The one person who might be able to shed some light on all this was the patient known as ‘Curtis’. Keane had recently received a call informing her that he was in fact an undercover police officer: real name and rank Detective Sergeant Kevin Mallinson. The ward sister revealed that he had been rendered unconscious by an extremely strong dose of a painkiller called fentanyl. Luckily, however, doctors had been able to revive him easily enough.
‘Good. Then I need to speak to him. Now.’
‘That won’t be possible,’ the sister replied. ‘And don’t give me a speech about dead children, or national security. I’ve already fallen for it once tonight, and it won’t make any difference. You still can’t talk to the patient.’
‘Why not?’ asked Keane, with barely suppressed irritation.
‘Because one of the side-effects of fentanyl is aphasia. Or to put it another way, you can ask your man all the questions you like. But he won’t reply.
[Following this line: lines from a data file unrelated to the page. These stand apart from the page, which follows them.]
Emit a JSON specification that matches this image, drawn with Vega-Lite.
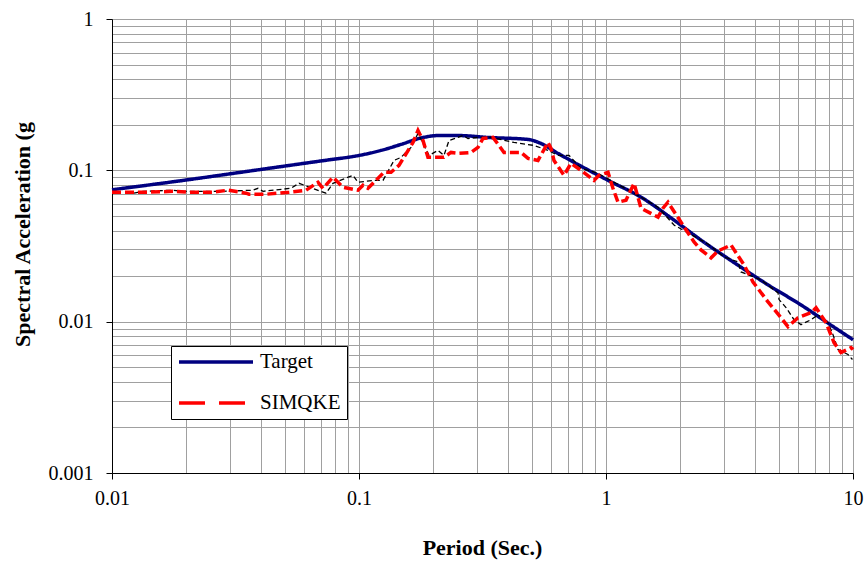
{
  "$schema": "https://vega.github.io/schema/vega-lite/v6.json",
  "width": 741,
  "height": 454,
  "autosize": "none",
  "padding": {"left": 112, "top": 19, "right": 15, "bottom": 95},
  "background": "white",
  "config": {
    "view": {"stroke": null},
    "font": "Liberation Serif",
    "axis": {
      "gridColor": "#a0a0a0",
      "gridWidth": 1,
      "gridOpacity": 1,
      "domainColor": "black",
      "domainWidth": 1,
      "tickColor": "black",
      "tickSize": 6,
      "labelFont": "Liberation Serif",
      "labelFontSize": 20,
      "labelColor": "black",
      "titleFont": "Liberation Serif",
      "titleFontSize": 22,
      "titleFontWeight": "bold",
      "titleColor": "black",
      "labelOverlap": false,
      "labelBound": false,
      "labelFlush": false
    },
    "legend": {
      "orient": "none",
      "legendX": 59,
      "legendY": 327,
      "title": null,
      "strokeColor": "black",
      "fillColor": "white",
      "padding": 6,
      "symbolType": "stroke",
      "symbolSize": 5476,
      "symbolStrokeWidth": 3.5,
      "labelFont": "Liberation Serif",
      "labelFontSize": 21,
      "labelColor": "black",
      "labelOffset": 5,
      "labelLimit": 300,
      "clipHeight": 20,
      "rowPadding": 20
    }
  },
  "datasets": {
    "target": [
      {"T": 0.01, "SA": 0.0744},
      {"T": 0.01994, "SA": 0.0863},
      {"T": 0.0401, "SA": 0.1014},
      {"T": 0.077, "SA": 0.1178},
      {"T": 0.0954, "SA": 0.1237},
      {"T": 0.1228, "SA": 0.1354},
      {"T": 0.1479, "SA": 0.1483},
      {"T": 0.1782, "SA": 0.1636},
      {"T": 0.21, "SA": 0.1698},
      {"T": 0.2518, "SA": 0.1698},
      {"T": 0.333, "SA": 0.1649},
      {"T": 0.4834, "SA": 0.16},
      {"T": 0.5455, "SA": 0.1505},
      {"T": 0.6393, "SA": 0.1294},
      {"T": 0.742, "SA": 0.1129},
      {"T": 1.019, "SA": 0.0859},
      {"T": 1.386, "SA": 0.0665},
      {"T": 1.885, "SA": 0.0469},
      {"T": 2.424, "SA": 0.0346},
      {"T": 3.297, "SA": 0.0246},
      {"T": 4.529, "SA": 0.0175},
      {"T": 6.159, "SA": 0.0129},
      {"T": 8.378, "SA": 0.0092},
      {"T": 10, "SA": 0.0076}
    ],
    "simqke": [
      {"T": 0.01, "SA": 0.0717},
      {"T": 0.01216, "SA": 0.0717},
      {"T": 0.01412, "SA": 0.0717},
      {"T": 0.01766, "SA": 0.0727},
      {"T": 0.0203, "SA": 0.0717},
      {"T": 0.02564, "SA": 0.0717},
      {"T": 0.02949, "SA": 0.0739},
      {"T": 0.03487, "SA": 0.0706},
      {"T": 0.03586, "SA": 0.0695},
      {"T": 0.04203, "SA": 0.0695},
      {"T": 0.05207, "SA": 0.0717},
      {"T": 0.061, "SA": 0.0739},
      {"T": 0.06823, "SA": 0.0834},
      {"T": 0.07149, "SA": 0.0761},
      {"T": 0.07846, "SA": 0.0899},
      {"T": 0.08613, "SA": 0.0773},
      {"T": 0.09024, "SA": 0.0761},
      {"T": 0.0991, "SA": 0.0739},
      {"T": 0.1038, "SA": 0.0797},
      {"T": 0.1087, "SA": 0.0761},
      {"T": 0.115, "SA": 0.0834},
      {"T": 0.1262, "SA": 0.097},
      {"T": 0.1348, "SA": 0.097},
      {"T": 0.1452, "SA": 0.1079},
      {"T": 0.1654, "SA": 0.1528},
      {"T": 0.1733, "SA": 0.1833},
      {"T": 0.1816, "SA": 0.1575},
      {"T": 0.1902, "SA": 0.1218},
      {"T": 0.2208, "SA": 0.1218},
      {"T": 0.2357, "SA": 0.1313},
      {"T": 0.2541, "SA": 0.1294},
      {"T": 0.2841, "SA": 0.1313},
      {"T": 0.3032, "SA": 0.1417},
      {"T": 0.3177, "SA": 0.1624},
      {"T": 0.3487, "SA": 0.1649},
      {"T": 0.3688, "SA": 0.1461},
      {"T": 0.3864, "SA": 0.1313},
      {"T": 0.4529, "SA": 0.1313},
      {"T": 0.4834, "SA": 0.1199},
      {"T": 0.5305, "SA": 0.1163},
      {"T": 0.5823, "SA": 0.1528},
      {"T": 0.5988, "SA": 0.1396},
      {"T": 0.6158, "SA": 0.1163},
      {"T": 0.6761, "SA": 0.0927},
      {"T": 0.7217, "SA": 0.1112},
      {"T": 0.792, "SA": 0.1},
      {"T": 0.8943, "SA": 0.0859},
      {"T": 0.9369, "SA": 0.0927},
      {"T": 1.019, "SA": 0.097},
      {"T": 1.067, "SA": 0.0761},
      {"T": 1.118, "SA": 0.0616},
      {"T": 1.205, "SA": 0.0635},
      {"T": 1.299, "SA": 0.0821},
      {"T": 1.386, "SA": 0.0562},
      {"T": 1.624, "SA": 0.0491},
      {"T": 1.701, "SA": 0.0562},
      {"T": 1.782, "SA": 0.0616},
      {"T": 2.012, "SA": 0.0455},
      {"T": 2.272, "SA": 0.0336},
      {"T": 2.424, "SA": 0.0298},
      {"T": 2.662, "SA": 0.0264},
      {"T": 2.841, "SA": 0.0293},
      {"T": 3.207, "SA": 0.0321},
      {"T": 3.621, "SA": 0.0237},
      {"T": 3.937, "SA": 0.0183},
      {"T": 4.529, "SA": 0.0135},
      {"T": 5.11, "SA": 0.01062},
      {"T": 5.456, "SA": 0.00927},
      {"T": 5.989, "SA": 0.01062},
      {"T": 6.761, "SA": 0.01146},
      {"T": 7.085, "SA": 0.01236},
      {"T": 7.776, "SA": 0.00985},
      {"T": 8.378, "SA": 0.00727},
      {"T": 8.942, "SA": 0.00625},
      {"T": 9.815, "SA": 0.00674},
      {"T": 10, "SA": 0.00654}
    ],
    "other": [
      {"T": 0.01228, "SA": 0.0706},
      {"T": 0.01335, "SA": 0.0727},
      {"T": 0.01766, "SA": 0.0739},
      {"T": 0.01957, "SA": 0.0727},
      {"T": 0.02564, "SA": 0.0727},
      {"T": 0.02814, "SA": 0.0727},
      {"T": 0.03722, "SA": 0.0739},
      {"T": 0.039, "SA": 0.0761},
      {"T": 0.04087, "SA": 0.0727},
      {"T": 0.05305, "SA": 0.0761},
      {"T": 0.05716, "SA": 0.0821},
      {"T": 0.07354, "SA": 0.0706},
      {"T": 0.07846, "SA": 0.0821},
      {"T": 0.09456, "SA": 0.0927},
      {"T": 0.0991, "SA": 0.0834},
      {"T": 0.115, "SA": 0.0859},
      {"T": 0.1251, "SA": 0.0859},
      {"T": 0.1386, "SA": 0.1163},
      {"T": 0.1479, "SA": 0.1218},
      {"T": 0.1624, "SA": 0.1417},
      {"T": 0.1733, "SA": 0.1752},
      {"T": 0.192, "SA": 0.1255},
      {"T": 0.2088, "SA": 0.1354},
      {"T": 0.2208, "SA": 0.1255},
      {"T": 0.2314, "SA": 0.1575},
      {"T": 0.2637, "SA": 0.1699},
      {"T": 0.2762, "SA": 0.1624},
      {"T": 0.3032, "SA": 0.1649},
      {"T": 0.3422, "SA": 0.1649},
      {"T": 0.4242, "SA": 0.1528},
      {"T": 0.511, "SA": 0.1461},
      {"T": 0.5823, "SA": 0.1354},
      {"T": 0.6393, "SA": 0.1255},
      {"T": 0.7085, "SA": 0.1255},
      {"T": 0.792, "SA": 0.1031},
      {"T": 0.9281, "SA": 0.0956},
      {"T": 1.386, "SA": 0.0665},
      {"T": 1.624, "SA": 0.0571},
      {"T": 1.885, "SA": 0.0435},
      {"T": 2.588, "SA": 0.0326},
      {"T": 3.005, "SA": 0.0268},
      {"T": 3.423, "SA": 0.0248},
      {"T": 3.52, "SA": 0.0213},
      {"T": 4.242, "SA": 0.0189},
      {"T": 4.971, "SA": 0.0155},
      {"T": 5.019, "SA": 0.014},
      {"T": 5.355, "SA": 0.0124},
      {"T": 5.769, "SA": 0.0103},
      {"T": 6.159, "SA": 0.00956},
      {"T": 6.761, "SA": 0.0103},
      {"T": 7.217, "SA": 0.0111},
      {"T": 7.92, "SA": 0.00985},
      {"T": 8.299, "SA": 0.00821},
      {"T": 8.694, "SA": 0.00654},
      {"T": 9.545, "SA": 0.00607},
      {"T": 9.95, "SA": 0.00562}
    ]
  },
  "encoding": {
    "x": {
      "field": "T",
      "type": "quantitative",
      "scale": {"type": "log", "domain": [0.01, 10], "nice": false},
      "axis": {
        "title": "Period (Sec.)",
        "values": [0.01, 0.02, 0.03, 0.04, 0.05, 0.06, 0.07, 0.08, 0.09, 0.1, 0.2, 0.3, 0.4, 0.5, 0.6, 0.7, 0.8, 0.9, 1, 2, 3, 4, 5, 6, 7, 8, 9, 10],
        "format": "~g",
        "labelExpr": "abs(log(datum.value)/LN10 - round(log(datum.value)/LN10)) < 1e-6 ? datum.label : ''",
        "tickOpacity": {"condition": {"test": "abs(log(datum.value)/LN10 - round(log(datum.value)/LN10)) < 1e-6", "value": 1}, "value": 0},
        "labelPadding": 9,
        "titleX": 370,
        "titleY": 74,
        "titleBaseline": "middle",
        "titleAnchor": "middle"
      }
    },
    "y": {
      "field": "SA",
      "type": "quantitative",
      "scale": {"type": "log", "domain": [0.001, 1], "nice": false},
      "axis": {
        "title": "Spectral Acceleration (g",
        "values": [0.001, 0.002, 0.003, 0.004, 0.005, 0.006, 0.007, 0.008, 0.009, 0.01, 0.02, 0.03, 0.04, 0.05, 0.06, 0.07, 0.08, 0.09, 0.1, 0.2, 0.3, 0.4, 0.5, 0.6, 0.7, 0.8, 0.9, 1],
        "format": "~g",
        "labelExpr": "abs(log(datum.value)/LN10 - round(log(datum.value)/LN10)) < 1e-6 ? datum.label : ''",
        "tickOpacity": {"condition": {"test": "abs(log(datum.value)/LN10 - round(log(datum.value)/LN10)) < 1e-6", "value": 1}, "value": 0},
        "labelPadding": 13,
        "titleX": -90,
        "titleY": 215,
        "titleBaseline": "middle",
        "titleAnchor": "middle"
      }
    }
  },
  "layer": [
    {
      "data": {"name": "target"},
      "transform": [{"calculate": "'Target'", "as": "series"}],
      "mark": {"type": "line", "strokeWidth": 3.5, "interpolate": "monotone"},
      "encoding": {
        "color": {
          "field": "series",
          "type": "nominal",
          "scale": {"domain": ["Target", "SIMQKE"], "range": ["#000080", "#ff0000"]}
        },
        "strokeDash": {
          "field": "series",
          "type": "nominal",
          "scale": {"domain": ["Target", "SIMQKE"], "range": [[1, 0], [26, 14]]}
        }
      }
    },
    {
      "data": {"name": "other"},
      "mark": {"type": "line", "strokeWidth": 1.3, "color": "black", "strokeDash": [5, 3]},
      "encoding": {}
    },
    {
      "data": {"name": "simqke"},
      "transform": [{"calculate": "'SIMQKE'", "as": "series"}],
      "mark": {"type": "line", "strokeWidth": 3.5, "strokeDash": [9, 4]},
      "encoding": {
        "color": {"field": "series", "type": "nominal"}
      }
    }
  ]
}
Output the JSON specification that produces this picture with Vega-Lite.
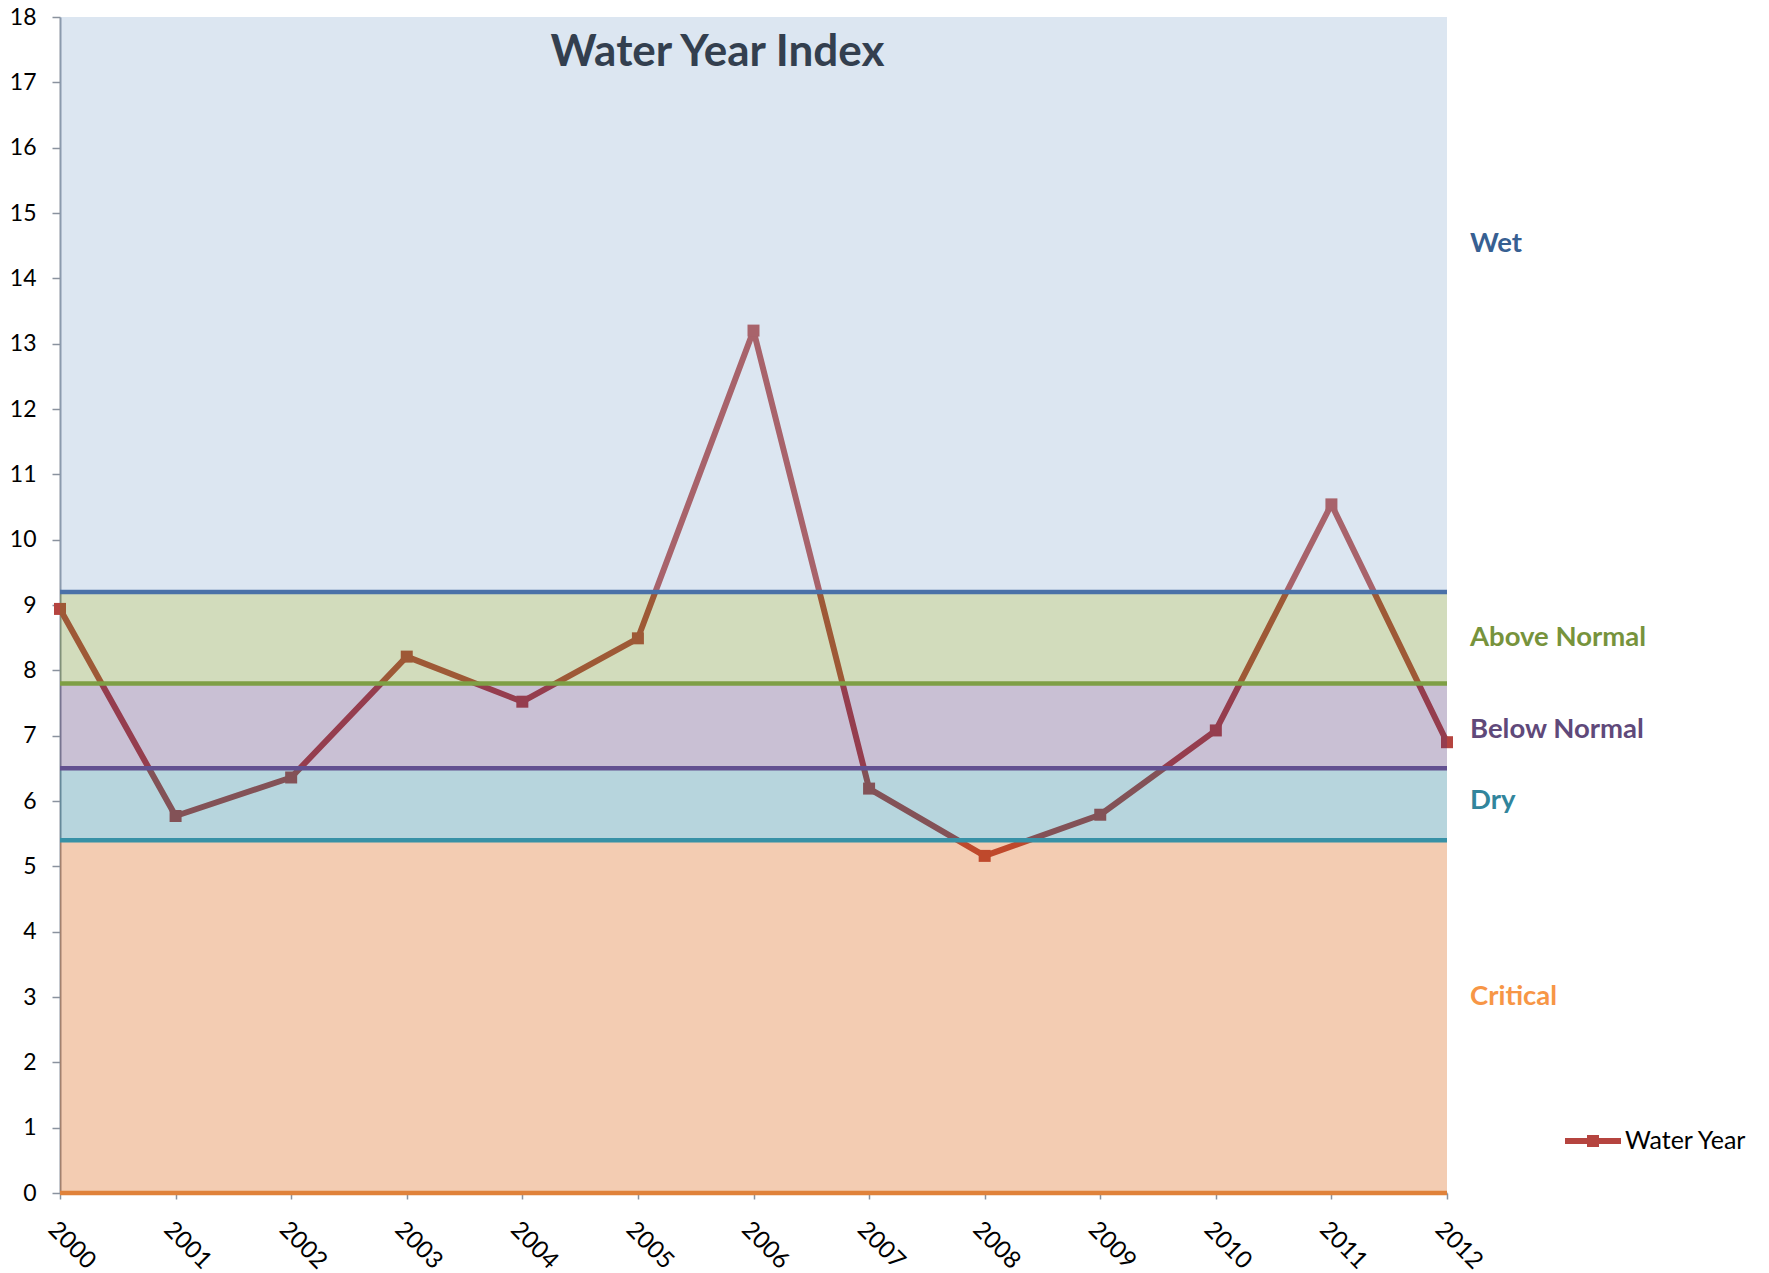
{
  "$schema": "https://vega.github.io/schema/vega-lite/v6.json",
  "width": 1387,
  "height": 1176,
  "autosize": {"type": "none"},
  "padding": {"left": 60, "top": 17, "right": 322, "bottom": 80},
  "background": "white",
  "config": {
    "font": "Lato",
    "view": {"stroke": null},
    "axisY": {"domainColor": "#8A929E", "domainWidth": 2, "tickColor": "#8A929E", "tickSize": 8, "tickWidth": 1.5, "labelFontSize": 23, "labelFont": "Lato", "labelPadding": 16, "labelColor": "#000000", "grid": false},
    "axisX": {"domainColor": "#8A929E", "domainWidth": 2, "tickColor": "#8A929E", "tickSize": 6, "tickWidth": 1.5, "labelFontSize": 24, "labelFont": "Lato", "labelAngle": 45, "labelAlign": "left", "labelBaseline": "top", "labelPadding": 18, "labelColor": "#000000", "grid": false}
  },
  "title": {"text": "Water Year Index", "fontSize": 44, "fontWeight": "bold", "font": "Lato", "color": "#333F4F", "anchor": "middle", "frame": "group", "dx": -36, "baseline": "alphabetic", "offset": -104},
  "datasets": {
    "series": [
      {"year": 2000, "index": 8.94},
      {"year": 2001, "index": 5.77},
      {"year": 2002, "index": 6.36},
      {"year": 2003, "index": 8.21},
      {"year": 2004, "index": 7.52},
      {"year": 2005, "index": 8.49},
      {"year": 2006, "index": 13.2},
      {"year": 2007, "index": 6.19},
      {"year": 2008, "index": 5.16},
      {"year": 2009, "index": 5.79},
      {"year": 2010, "index": 7.08},
      {"year": 2011, "index": 10.54},
      {"year": 2012, "index": 6.9}
    ],
    "bands": [
      {"name": "Wet", "lo": 9.2, "hi": 18, "labelAt": 14.4},
      {"name": "Above Normal", "lo": 7.8, "hi": 9.2, "labelAt": 8.38},
      {"name": "Below Normal", "lo": 6.5, "hi": 7.8, "labelAt": 6.97},
      {"name": "Dry", "lo": 5.4, "hi": 6.5, "labelAt": 5.87},
      {"name": "Critical", "lo": 0, "hi": 5.4, "labelAt": 2.88}
    ]
  },
  "layer": [
    {
      "data": {"name": "series"},
      "mark": {"type": "line", "strokeWidth": 6, "strokeJoin": "round"},
      "encoding": {
        "x": {"field": "year", "type": "quantitative", "scale": {"domain": [2000, 2012], "nice": false, "zero": false}, "axis": {"values": [2000, 2001, 2002, 2003, 2004, 2005, 2006, 2007, 2008, 2009, 2010, 2011, 2012], "format": "d"}, "title": null},
        "y": {"field": "index", "type": "quantitative", "scale": {"domain": [0, 18], "nice": false}, "axis": {"values": [0, 1, 2, 3, 4, 5, 6, 7, 8, 9, 10, 11, 12, 13, 14, 15, 16, 17, 18], "format": "d"}, "title": null},
        "color": {
          "datum": "Water Year", "type": "nominal",
          "scale": {"range": ["#B5443F"]},
          "legend": {
            "title": null, "orient": "none", "legendX": 1505, "legendY": 1096, "padding": 0,
            "symbolType": "M-1,-0.107H1V0.107H-1ZM-0.214,-0.214H0.214V0.214H-0.214Z",
            "symbolSize": 3136, "labelFontSize": 25, "labelFont": "Lato", "labelColor": "#000000", "labelOffset": 4,
            "encode": {"symbols": {"update": {"fill": {"value": "#B5443F"}, "stroke": {"value": "#B5443F"}, "strokeWidth": {"value": 0}, "opacity": {"value": 1}}}}
          }
        }
      }
    },
    {
      "data": {"name": "series"},
      "mark": {"type": "point", "shape": "square", "filled": true, "size": 144, "color": "#B5443F", "opacity": 1},
      "encoding": {
        "x": {"field": "year", "type": "quantitative", "title": null},
        "y": {"field": "index", "type": "quantitative", "title": null}
      }
    },
    {
      "data": {"name": "bands"},
      "mark": {"type": "rect", "fillOpacity": 0.3},
      "encoding": {
        "x": {"datum": 2000, "type": "quantitative", "title": null},
        "x2": {"datum": 2012},
        "y": {"field": "lo", "type": "quantitative", "title": null},
        "y2": {"field": "hi"},
        "fill": {"field": "name", "type": "nominal", "legend": null,
          "scale": {"domain": ["Wet", "Above Normal", "Below Normal", "Dry", "Critical"], "range": ["#8AACD0", "#698A20", "#4B3070", "#12738E", "#D75500"]}}
      }
    },
    {
      "data": {"name": "bands"},
      "mark": {"type": "rule", "strokeWidth": 4.5},
      "encoding": {
        "x": {"datum": 2000, "type": "quantitative", "title": null},
        "x2": {"datum": 2012},
        "y": {"field": "lo", "type": "quantitative", "title": null},
        "stroke": {"field": "name", "type": "nominal", "legend": null,
          "scale": {"domain": ["Wet", "Above Normal", "Below Normal", "Dry", "Critical"], "range": ["#4A71A8", "#7E9F45", "#625090", "#3791A6", "#E0823A"]}}
      }
    },
    {
      "data": {"name": "bands"},
      "mark": {"type": "text", "align": "left", "baseline": "alphabetic", "dx": 23, "fontSize": 27.5, "fontWeight": "bold", "font": "Lato"},
      "encoding": {
        "x": {"datum": 2012, "type": "quantitative", "title": null},
        "y": {"field": "labelAt", "type": "quantitative", "title": null},
        "text": {"field": "name", "type": "nominal"},
        "color": {"field": "name", "type": "nominal", "legend": null,
          "scale": {"domain": ["Wet", "Above Normal", "Below Normal", "Dry", "Critical"], "range": ["#376092", "#77933C", "#5F497A", "#31859C", "#F79646"]}}
      }
    }
  ],
  "resolve": {"scale": {"color": "independent", "fill": "independent", "stroke": "independent"}}
}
You see, he’s lost the power of speech.’
Jesus wept: was nothing going to go right tonight?
Keane’s phone rang. She ignored the glare of disapproval in the ward sister’s eyes and answered. It was Walcott. ‘The suspect’s been spotted.’
‘When, where?’ Keane asked, feeling her spirits rise. Maybe it wasn’t all lost, after all.
‘An all-night caff in Brewer Street. The owner called the helpline saying that he’d just had a customer come in who looked exactly like the photofit. Two units from Agar Street nick were immediately dispatched there, but the suspect had legged it. He must have been spooked because he went outside, saying he was going for a quick fag, and never came back.’
Keane’s spirits sank as fast as they’d surged. ‘Did we get anything — anything at all?’
‘Yeah, a little. A suede jacket was found in a dumpster just down the road. It resembled the one described by the Panus, and the people in the caff confirmed that the man they’d seen had been wearing it. It’s been sent to forensics for immediate examination. I told them to drop everything else and get straight on it. Hope that was the right call.’
‘Completely — a live suspect has to be a greater priority than dead victims.’
‘And there was one more thing,’ Walcott went on. ‘There were two other customers in the caff: a dancer from that strip joint Soho Gold and one of her customers. They said that they’d seen the man outside the club just a few minutes before he turned up in the caff. Seems like the bloke who runs the club, name of Danny Cropper, died about an hour ago. He had a sudden, fatal heart attack, right out of the blue. Then our man turns up and looks disturbed when he hears the news of Cropper’s death. The stripper thought they must have been friends or something.’
‘So he comes here waving an MOD pass under people’s noses. He incapacitates one of our men. He interrogates another officer before incapacitating him, too. Then he goes straight to the club, presumably looking for Cropper, and discovers that he’s just had a fatal heart attack. What the hell is going on?’
‘I don’t know, ma’am, but there’s something else. I’ve started looking into Cropper, and guess what he used to do for a living…’
‘Please don’t tell me that he was in the Royal Marines.’
‘Close. He was a warrant officer in the Parachute Regiment.’